Monday, December 5, 2011

Tea Party vs. the GOP establishment - Begging for a brokered convention...

For much of the last three years, I, like so many others who were so despondent after the election of 2008, assumed that the election of 2012 was finally going to provide the American people with a real choice of philosophies.

On the one side you have President Obama and the progressive / fascist utopia. (Fascist in the economic sense – where private property remains, but government dictates its usage – rather than the Nazi anti-Semitic / nationalist sense.) This utopia is where government plays the role of caretaker of the nation, where government tells citizens what they can and can’t do with their property, what they must buy and where they must invest, where unions have the power to coerce both government officials and private corporations that pay their members salaries.

On the other side the Tea Party was going to make sure that for the first time in 30 years a conservative nominee would be the standard-bearer of the Republican Party. The platform would include radically smaller government, less intrusive government, and lower taxes coupled with a less complicated tax code – maybe even the Fair Tax – and a strict adherence to the 10th Amendment. Life was indeed going to be good again and prosperity would soon come roaring back.

Given the failure of everything progressive, from welfare to education to the USSR to practically the entire European continent, Americans would finally be given the choice between continuing down that well trod path to failure and a going down that forgotten path of economic liberty that was the foundation of American prosperity since the revolution.

Somehow, somewhere along the road leading to that fateful, Solomanic fork in the road, something went wrong. Not on the left. No, President Obama has indeed been as progressive as most of us feared, and in some cases far worse. Actually, the problem is on the right. Where many of us were hoping that the standard-bearer of the GOP would be a clean, if not perfect, conservative, increasingly it looks as if the nominee is going to be someone other than that.

In the one corner we have Mitt Romney who to this day refuses to renounce Romneycare, the Massachusetts disaster that spawned Obamacare. He also was an early supporter of cap and trade, was gullible on global warming, opposes a flat tax or the Fair Tax and shares an unhealthy affinity with Barack Obama for class warfare.

In the other corner we have Newt Gingrich, the guy who sat on a couch with Nancy Pelosi and told us to pressure our leaders to combat climate change. Although he finally admitted that was one of the stupidest things he ever did, there are other candidates for that title. He trashed Paul Ryan’s less than radical tax plan as “conservative social engineering”, supported the individual mandate in healthcare and now wants to harness local boards to determine which illegal immigrants should be allowed to pursue a “Path to legality”. I have to wonder how effective that might be in sanctuary cities around the country like San Francisco, Austin and Denver. As if all of that were not enough, after taking almost $2 million from Fannie & Freddie and praising their work and the GSE model itself, he now wants us to believe that the only thing he did for the money was tell them their businesses were going to fail. Really?

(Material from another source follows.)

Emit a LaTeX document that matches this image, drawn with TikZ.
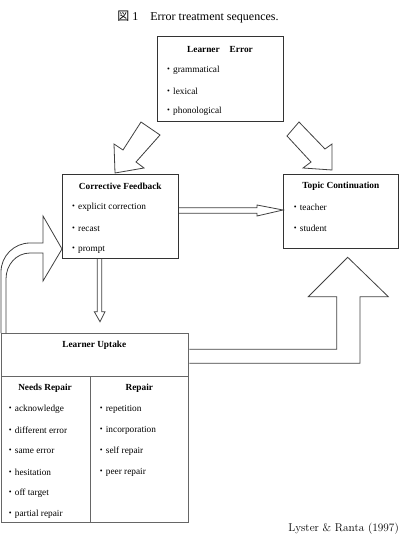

There are of course others in the race and they too are imperfect, but at least with Perry and Bachman you know they are true conservatives mostly dedicated to a smaller government. Unfortunately for the two of them, their campaigns barely register a pulse when it comes to the polls.

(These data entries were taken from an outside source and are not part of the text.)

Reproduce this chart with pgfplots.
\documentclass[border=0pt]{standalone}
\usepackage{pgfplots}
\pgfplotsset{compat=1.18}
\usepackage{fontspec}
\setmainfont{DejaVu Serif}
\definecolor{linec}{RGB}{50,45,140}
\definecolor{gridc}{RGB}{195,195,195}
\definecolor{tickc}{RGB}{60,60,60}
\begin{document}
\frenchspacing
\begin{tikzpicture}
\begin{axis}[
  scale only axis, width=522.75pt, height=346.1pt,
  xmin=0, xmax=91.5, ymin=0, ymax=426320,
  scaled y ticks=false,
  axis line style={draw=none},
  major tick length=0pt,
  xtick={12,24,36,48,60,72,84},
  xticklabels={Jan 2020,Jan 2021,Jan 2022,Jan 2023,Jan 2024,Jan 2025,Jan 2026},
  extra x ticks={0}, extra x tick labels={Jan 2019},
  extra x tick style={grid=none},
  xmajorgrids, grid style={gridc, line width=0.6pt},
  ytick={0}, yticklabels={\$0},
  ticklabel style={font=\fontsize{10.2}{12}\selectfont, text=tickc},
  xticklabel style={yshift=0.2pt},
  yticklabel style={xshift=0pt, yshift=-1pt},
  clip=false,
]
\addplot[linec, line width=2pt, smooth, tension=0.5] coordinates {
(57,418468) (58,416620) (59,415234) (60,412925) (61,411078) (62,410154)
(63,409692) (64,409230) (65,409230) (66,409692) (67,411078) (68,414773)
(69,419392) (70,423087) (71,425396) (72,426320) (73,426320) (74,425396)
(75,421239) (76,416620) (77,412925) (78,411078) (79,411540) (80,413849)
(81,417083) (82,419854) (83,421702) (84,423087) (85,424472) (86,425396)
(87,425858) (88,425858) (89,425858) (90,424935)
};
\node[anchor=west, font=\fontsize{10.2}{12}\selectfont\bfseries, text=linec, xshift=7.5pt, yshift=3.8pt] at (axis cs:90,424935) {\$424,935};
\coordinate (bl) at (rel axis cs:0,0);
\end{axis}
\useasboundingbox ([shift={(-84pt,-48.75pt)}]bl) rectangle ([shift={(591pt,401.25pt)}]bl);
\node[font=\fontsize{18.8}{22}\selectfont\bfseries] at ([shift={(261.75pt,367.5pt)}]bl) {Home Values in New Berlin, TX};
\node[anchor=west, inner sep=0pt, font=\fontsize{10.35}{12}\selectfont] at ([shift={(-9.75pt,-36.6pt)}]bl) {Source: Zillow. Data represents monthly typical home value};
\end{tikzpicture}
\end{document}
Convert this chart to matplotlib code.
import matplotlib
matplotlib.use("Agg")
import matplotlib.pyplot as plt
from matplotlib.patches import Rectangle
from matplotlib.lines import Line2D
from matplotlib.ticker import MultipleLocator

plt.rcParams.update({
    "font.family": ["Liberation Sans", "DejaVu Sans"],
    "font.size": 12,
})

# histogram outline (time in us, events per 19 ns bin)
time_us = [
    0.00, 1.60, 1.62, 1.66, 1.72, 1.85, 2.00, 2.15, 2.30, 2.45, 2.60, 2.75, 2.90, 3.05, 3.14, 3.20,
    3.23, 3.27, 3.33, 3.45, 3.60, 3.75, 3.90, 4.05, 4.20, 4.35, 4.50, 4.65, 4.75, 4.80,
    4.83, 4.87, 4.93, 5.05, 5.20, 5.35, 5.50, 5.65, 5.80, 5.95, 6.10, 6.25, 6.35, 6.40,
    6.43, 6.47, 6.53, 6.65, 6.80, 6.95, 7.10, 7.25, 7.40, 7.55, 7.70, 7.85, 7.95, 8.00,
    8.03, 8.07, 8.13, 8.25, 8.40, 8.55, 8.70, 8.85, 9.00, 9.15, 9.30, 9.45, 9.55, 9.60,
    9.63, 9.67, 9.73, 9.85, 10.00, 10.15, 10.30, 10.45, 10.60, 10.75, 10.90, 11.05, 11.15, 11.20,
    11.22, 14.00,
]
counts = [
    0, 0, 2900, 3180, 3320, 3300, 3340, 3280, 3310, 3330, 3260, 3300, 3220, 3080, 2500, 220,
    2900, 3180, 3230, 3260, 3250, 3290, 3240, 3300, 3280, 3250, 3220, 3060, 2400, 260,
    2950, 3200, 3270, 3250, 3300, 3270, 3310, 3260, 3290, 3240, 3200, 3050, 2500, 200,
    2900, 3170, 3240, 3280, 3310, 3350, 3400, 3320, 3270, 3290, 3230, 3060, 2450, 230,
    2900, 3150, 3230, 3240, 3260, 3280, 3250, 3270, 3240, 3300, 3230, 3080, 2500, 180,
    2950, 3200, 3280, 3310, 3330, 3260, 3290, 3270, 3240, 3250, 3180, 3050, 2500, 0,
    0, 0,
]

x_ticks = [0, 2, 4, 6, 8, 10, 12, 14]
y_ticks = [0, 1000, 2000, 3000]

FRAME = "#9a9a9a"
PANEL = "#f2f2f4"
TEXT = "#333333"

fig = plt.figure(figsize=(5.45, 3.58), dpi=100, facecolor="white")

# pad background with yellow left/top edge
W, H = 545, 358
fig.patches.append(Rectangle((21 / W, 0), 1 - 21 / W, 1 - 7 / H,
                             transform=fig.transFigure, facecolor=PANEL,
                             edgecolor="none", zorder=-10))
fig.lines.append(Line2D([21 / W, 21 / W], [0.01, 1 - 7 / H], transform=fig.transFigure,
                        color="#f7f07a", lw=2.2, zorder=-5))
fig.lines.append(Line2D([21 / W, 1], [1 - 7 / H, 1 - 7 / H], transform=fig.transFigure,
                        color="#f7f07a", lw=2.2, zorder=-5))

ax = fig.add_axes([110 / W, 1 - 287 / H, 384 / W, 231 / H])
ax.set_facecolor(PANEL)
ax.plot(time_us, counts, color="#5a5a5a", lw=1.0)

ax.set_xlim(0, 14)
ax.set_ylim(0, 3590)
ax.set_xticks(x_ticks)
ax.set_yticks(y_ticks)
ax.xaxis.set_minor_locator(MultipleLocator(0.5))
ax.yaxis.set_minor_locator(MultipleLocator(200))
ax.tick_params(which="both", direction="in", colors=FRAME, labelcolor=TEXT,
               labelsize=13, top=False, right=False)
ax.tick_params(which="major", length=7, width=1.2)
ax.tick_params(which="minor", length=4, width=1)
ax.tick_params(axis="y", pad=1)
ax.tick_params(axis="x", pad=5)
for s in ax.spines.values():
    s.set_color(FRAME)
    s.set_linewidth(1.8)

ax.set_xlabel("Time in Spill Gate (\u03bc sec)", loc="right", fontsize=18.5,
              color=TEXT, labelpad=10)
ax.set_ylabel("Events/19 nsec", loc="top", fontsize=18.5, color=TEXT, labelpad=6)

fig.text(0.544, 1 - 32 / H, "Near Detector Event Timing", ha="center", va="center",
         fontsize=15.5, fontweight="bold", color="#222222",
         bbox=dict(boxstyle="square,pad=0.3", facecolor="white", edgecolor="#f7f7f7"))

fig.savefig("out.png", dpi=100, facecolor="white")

At the end of the day one has to ask, what happened to the Tea Party revolution? How is it possible that the two men leading the race for the 2012 GOP nomination are big government, crony capitalist chameleons who are far less inclined to upend the Washington applecart than work with the people driving it? Why are not the leading GOP candidates shouting from the rafters that they will radically slash government spending and regulation, that they will champion a flat tax and that they will impose a strict adherence to the Constitution, particularly the 10th Amendment?

Despite the best efforts of the media and the Democrats to paint the Tea Partiers as racist rubes and the Occupy Wall Streeters as noble sophisticates put upon by the evil capitalist system, the American people recognize the truth. The fact that the PR field is so heavily tilted towards OWS, yet citizens still have a more favorable view of the Tea Party, tells you everything the GOP needs to know about the coming election. If they would simply run a candidate who proudly articulates basic conservative principles, the next election would result in the country being freed from the tightening progressive noose around its neck. Without such a candidate, with just another standard-bearer Americans can’t distinguish from the big government GOP they’ve come to know, Barack Obama may indeed triumph.

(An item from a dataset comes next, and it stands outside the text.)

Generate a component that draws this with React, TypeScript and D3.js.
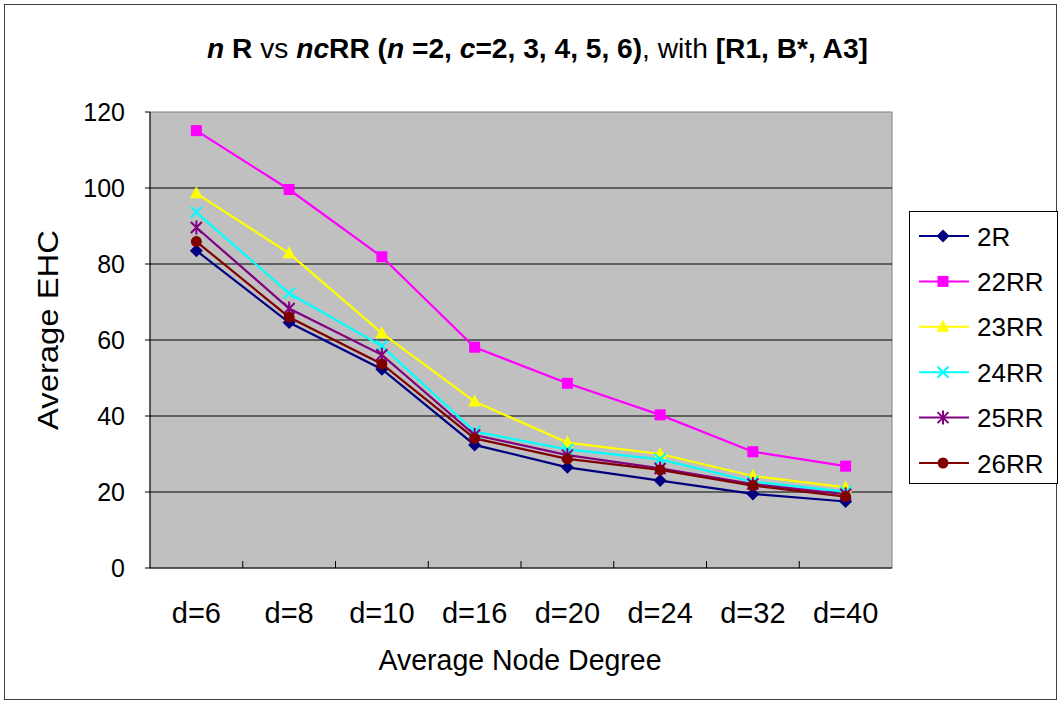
import React from 'react';
import * as d3 from 'd3';

// categories and series
const categories = ['d=6', 'd=8', 'd=10', 'd=16', 'd=20', 'd=24', 'd=32', 'd=40'];
const s2R = [83.5, 64.6, 52.3, 32.4, 26.5, 23.0, 19.5, 17.5];
const s22RR = [115.1, 99.6, 81.9, 58.1, 48.6, 40.3, 30.6, 26.8];
const s23RR = [98.6, 82.8, 61.8, 43.8, 33.0, 30.0, 24.2, 21.2];
const s24RR = [93.6, 72.3, 58.4, 35.9, 31.2, 28.6, 22.7, 20.1];
const s25RR = [89.6, 68.3, 56.1, 35.0, 29.7, 26.2, 22.1, 19.4];
const s26RR = [85.9, 66.0, 53.7, 34.1, 28.7, 25.8, 21.7, 18.8];
const yTicks = [0, 20, 40, 60, 80, 100, 120];

type Marker = 'diamond' | 'square' | 'triangle' | 'x' | 'star' | 'circle';
const seriesList: { name: string; values: number[]; color: string; marker: Marker }[] = [
  { name: '2R', values: s2R, color: '#000080', marker: 'diamond' },
  { name: '22RR', values: s22RR, color: '#ff00ff', marker: 'square' },
  { name: '23RR', values: s23RR, color: '#ffff00', marker: 'triangle' },
  { name: '24RR', values: s24RR, color: '#00ffff', marker: 'x' },
  { name: '25RR', values: s25RR, color: '#800080', marker: 'star' },
  { name: '26RR', values: s26RR, color: '#800000', marker: 'circle' },
];

const W = 1061;
const H = 705;
const plot = { left: 150, right: 892, top: 112, bottom: 568 };
const NARROW = '"Liberation Sans Narrow", "Liberation Sans", Arial, sans-serif';
const SANS = '"Liberation Sans", Arial, sans-serif';

function MarkerShape({ type, x, y, color }: { type: Marker; x: number; y: number; color: string }) {
  const r = 6.5;
  switch (type) {
    case 'diamond':
      return <path d={`M${x},${y - r} L${x + r},${y} L${x},${y + r} L${x - r},${y} Z`} fill={color} />;
    case 'square':
      return <rect x={x - 5.5} y={y - 5.5} width={11} height={11} fill={color} />;
    case 'triangle':
      return <path d={`M${x},${y - 7} L${x + 6.5},${y + 5} L${x - 6.5},${y + 5} Z`} fill={color} />;
    case 'x':
      return (
        <path d={`M${x - 5.5},${y - 5.5} L${x + 5.5},${y + 5.5} M${x - 5.5},${y + 5.5} L${x + 5.5},${y - 5.5}`} stroke={color} strokeWidth={2} />
      );
    case 'star':
      return (
        <path
          d={`M${x - 5.5},${y - 5.5} L${x + 5.5},${y + 5.5} M${x - 5.5},${y + 5.5} L${x + 5.5},${y - 5.5} M${x},${y - 7} L${x},${y + 7}`}
          stroke={color}
          strokeWidth={2}
        />
      );
    default:
      return <circle cx={x} cy={y} r={5.5} fill={color} />;
  }
}

export default function App() {
  const x = d3.scaleBand<string>().domain(categories).range([plot.left, plot.right]).padding(0);
  const y = d3.scaleLinear().domain([0, 120]).range([plot.bottom, plot.top]);
  const cx = (c: string) => (x(c) ?? 0) + x.bandwidth() / 2;

  const line = d3
    .line<number>()
    .x((_, i) => cx(categories[i]))
    .y((d) => y(d));

  const legendX = 909;
  const legendY = 211;
  const legendStep = 45.4;

  return (
    <div style={{ position: 'absolute', left: 0, top: 0 }}>
      <svg width={W} height={H} style={{ display: 'block', background: '#fff' }}>
        {/* outer frame */}
        <rect x={4.5} y={4.5} width={1052} height={695} fill="#fff" stroke="#404040" strokeWidth={1} />

        {/* title */}
        <text x={207} y={58} fontFamily={NARROW} fontSize={27} fontWeight="bold" textLength={661} lengthAdjust="spacingAndGlyphs">
          <tspan fontStyle="italic">n </tspan>
          <tspan>R </tspan>
          <tspan fontWeight="normal">vs </tspan>
          <tspan fontStyle="italic">nc</tspan>
          <tspan>RR (</tspan>
          <tspan fontStyle="italic">n </tspan>
          <tspan>=2, </tspan>
          <tspan fontStyle="italic">c</tspan>
          <tspan>=2, 3, 4, 5, 6)</tspan>
          <tspan fontWeight="normal">, with </tspan>
          <tspan>[R1, B*, A3]</tspan>
        </text>

        {/* plot area */}
        <rect x={plot.left} y={plot.top} width={plot.right - plot.left} height={plot.bottom - plot.top} fill="#c0c0c0" stroke="#808080" strokeWidth={1} />
        {yTicks.filter((t) => t > 0 && t < 120).map((t) => (
          <line key={t} x1={plot.left} x2={plot.right} y1={y(t)} y2={y(t)} stroke="#000" strokeWidth={1} />
        ))}

        {/* axes */}
        <line x1={plot.left} x2={plot.left} y1={plot.top} y2={plot.bottom} stroke="#000" strokeWidth={1} />
        <line x1={plot.left} x2={plot.right} y1={plot.bottom} y2={plot.bottom} stroke="#000" strokeWidth={1} />
        {yTicks.map((t) => (
          <g key={t}>
            <line x1={plot.left - 5} x2={plot.left} y1={y(t)} y2={y(t)} stroke="#000" />
            <text x={125} y={y(t) + 9} textAnchor="end" fontFamily={SANS} fontSize={25} fill="#000">
              {t}
            </text>
          </g>
        ))}
        {categories.map((c, i) => (
          <g key={c}>
            {i > 0 && <line x1={x(c)} x2={x(c)} y1={plot.bottom - 7} y2={plot.bottom} stroke="#000" />}
            <text x={cx(c)} y={623} textAnchor="middle" fontFamily={NARROW} fontSize={29} fill="#000">
              {c}
            </text>
          </g>
        ))}

        {/* axis titles */}
        <text x={(plot.left + plot.right) / 2 - 1} y={670} textAnchor="middle" fontFamily={NARROW} fontSize={29} textLength={283} lengthAdjust="spacingAndGlyphs">
          Average Node Degree
        </text>
        <text transform="translate(58,330) rotate(-90)" textAnchor="middle" fontFamily={NARROW} fontSize={29} textLength={200} lengthAdjust="spacingAndGlyphs">
          Average EHC
        </text>

        {/* series */}
        {seriesList.map((s) => (
          <g key={s.name}>
            <path d={line(s.values) ?? ''} fill="none" stroke={s.color} strokeWidth={2.2} />
            {s.values.map((v, i) => (
              <MarkerShape key={i} type={s.marker} x={cx(categories[i])} y={y(v)} color={s.color} />
            ))}
          </g>
        ))}

        {/* legend */}
        <rect x={legendX + 0.5} y={legendY + 0.5} width={148} height={272} fill="#fff" stroke="#000" strokeWidth={1} />
        {seriesList.map((s, i) => {
          const ly = 236 + i * legendStep;
          return (
            <g key={s.name}>
              <line x1={919} x2={969} y1={ly} y2={ly} stroke={s.color} strokeWidth={2} />
              <MarkerShape type={s.marker} x={943} y={ly} color={s.color} />
              <text x={977} y={ly + 9.5} fontFamily={SANS} fontSize={26} fill="#000">
                {s.name}
              </text>
            </g>
          );
        })}
      </svg>
    </div>
  );
}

With Gingrich and Romney sitting in the pole positions, I find myself pulling for a brokered convention that results in an opening for someone other than Frick and Frack to take the nomination. Someone like Sarah Palin, or even the forgetful but conservative Rick Perry. Sure that’s an unlikely scenario, but at this point the traditional route has brought us two paper tiger conservatives leading the pack. The Tea Partiers and the country deserve an opportunity to make a clear choice between progressivism and conservatism. Let’s hope that somehow the GOP can figure out how to give that to them. Otherwise it may be another four years of hoping for change.